Больше он не сказал ни слова, не пошевелился, не поднял взгляда. Минуту спустя доктор произнес: «Вот и славно», и Рэдборн услышал его удаляющиеся шаги.
Глава 10. Противоречие
По нраву мне крепкая круглая башня
Где чýдная тень нарушает мой сон.
И явится тот, кто стараньем прославлен,
Туда, где неистово бьются валы.
Избрано место, размыты, но ярки
Черты, и, сверкая, над морем стоит
Крепость для той, что блистала всечасно
Там, где дикий Арфон – там, в Эрари.
Добьешься ли мантий, не глядя на шелк?
Я крепче ее никого не любил,
И с ней проводил бы я каждую ночь,
Когда бы ей песню сложил.
Он вспомнил все. Что в глазах у женщины был зеленый мир; что он лег с ней и губами исторг из нее крик; ночью за окном ухала сова. Что миропорядок и смысл обрели вкус; что у желания был цвет, а у пустоты – звук. Что на его коже остались царапины от когтей; что повсюду лежали лесные орехи. И что в каждом был целый мир. Что под ним была не земля, но вода. Что все его прежние представления о мире были ошибочными. Что этот мир, его мир, в котором были сталь, трава, бетон и хлеб, жужжащий мобильник, запекшаяся кровь, семя, сахар, – что этот мир оказался ложью, ширмой, завесой. Что он не знал ничего и познал все. Что это не его мир. Что он – не он. А она – не она. Не женщина.
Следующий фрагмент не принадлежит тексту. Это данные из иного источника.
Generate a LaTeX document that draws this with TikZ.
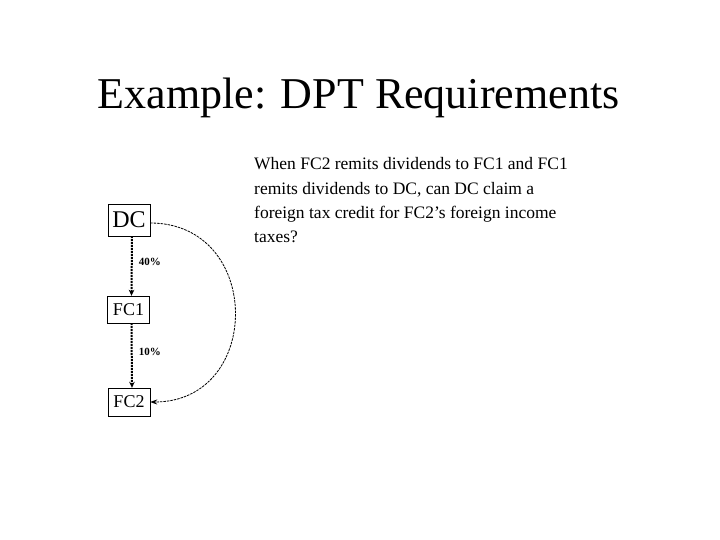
\documentclass[tikz,border=0pt]{standalone}
\usepackage{fontspec}
\setmainfont{Liberation Serif}
\usetikzlibrary{positioning,arrows.meta}

\begin{document}
\begin{tikzpicture}[
  x=1pt, y=-1pt,
  firm/.style={draw, thin, inner sep=0pt, minimum width=42pt},
  arrow/.style={-{Stealth[length=6pt, width=5.5pt]}, line width=2pt, densely dotted},
  dasharrow/.style={-{Stealth[length=7pt, width=5pt]}, line width=0.8pt, dash pattern=on 2.5pt off 1pt},
  pct/.style={font=\fontsize{11}{11}\selectfont\bfseries, inner sep=0pt}
]
\useasboundingbox (0,0) rectangle (720,540);

%% ── Title ────────────────────────────────────────────────────────────
\node[anchor=base, font=\fontsize{44}{44}\selectfont] (title) at (358.5,109)
    {Example: DPT Requirements};

%% ── Firms ────────────────────────────────────────────────────────────
\node[firm, minimum height=32pt, font=\fontsize{24}{24}\selectfont] (DC) at (129,220) {DC};
\node[firm, minimum height=27pt, font=\fontsize{18}{18}\selectfont] (FC1) at (128.5,309.5) {FC1};
\node[firm, minimum height=28pt, font=\fontsize{18}{18}\selectfont] (FC2) at (129,402) {FC2};

%% ── Ownership chain (dotted) ─────────────────────────────────────────
\draw[arrow] ([xshift=3pt]DC.south) -- ([xshift=3pt]FC1.north)
    node[pct, midway, right=6pt, yshift=4pt] (own1) {40\%};
\draw[arrow] ([xshift=3pt]FC1.south) -- ([xshift=3pt]FC2.north)
    node[pct, midway, right=6pt, yshift=4pt] (own2) {10\%};

%% ── Credit loop DC -> FC2 ────────────────────────────────────────────
\draw[dasharrow] ([yshift=-3pt]DC.east) .. controls +(113,0) and +(113,0) .. (FC2.east);

%% ── Question ─────────────────────────────────────────────────────────
\node[anchor=north west, align=left, inner sep=0pt,
      font=\fontsize{17.5}{24.2}\selectfont] (question) at (254,157.5)
    {When FC2 remits dividends to FC1 and FC1\\
     remits dividends to DC, can DC claim a\\
     foreign tax credit for FC2's foreign income\\
     taxes?};

\end{tikzpicture}
\end{document}
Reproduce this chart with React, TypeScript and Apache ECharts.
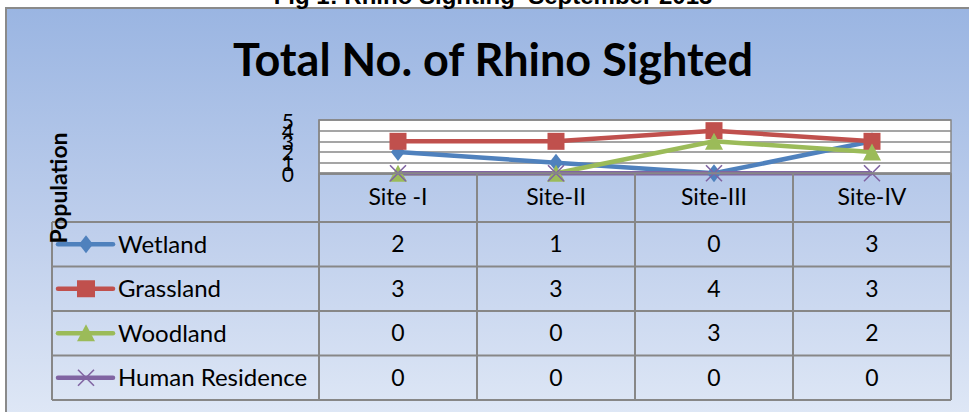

И что она пропала. Пропала. Пропала.
– Ларкин?
Он обыскал всю лодку. Поначалу улыбался – где же она прячется? Внутри не было ни единой двери, если не считать складной виниловой перегородки, за которой скрывался гальюн. Он заглянул туда, затем принялся открывать ящики и дверцы всех шкафчиков подряд, все хитрые, украшенные тончайшей ручной резьбой встроенные чуланчики, которые будто множились, пока он ходил из одного конца лодки в другой. Казалось, их сотни, этих ящиков в ящиках и раздвижных панелей, прячущих за собой потайные ниши для механизмов. Откуда их столько? Это бред, их не может быть так много, но вот же они, бесчисленные полочки для кувшинов воды, круп, бобов, кураги и инжира, изюма, нечищенного миндаля, инструментов. В одном узком и длинном выдвижном ящике оказалось лишь морское стекло, все еще покрытое песком: зеленое, коричневое, лавандовое. В другом лежали перепечатанные дневники некой леди Льюис. Одна страница была заложена высушенной вайей папоротника – некогда зеленой, а теперь тускло-желтой.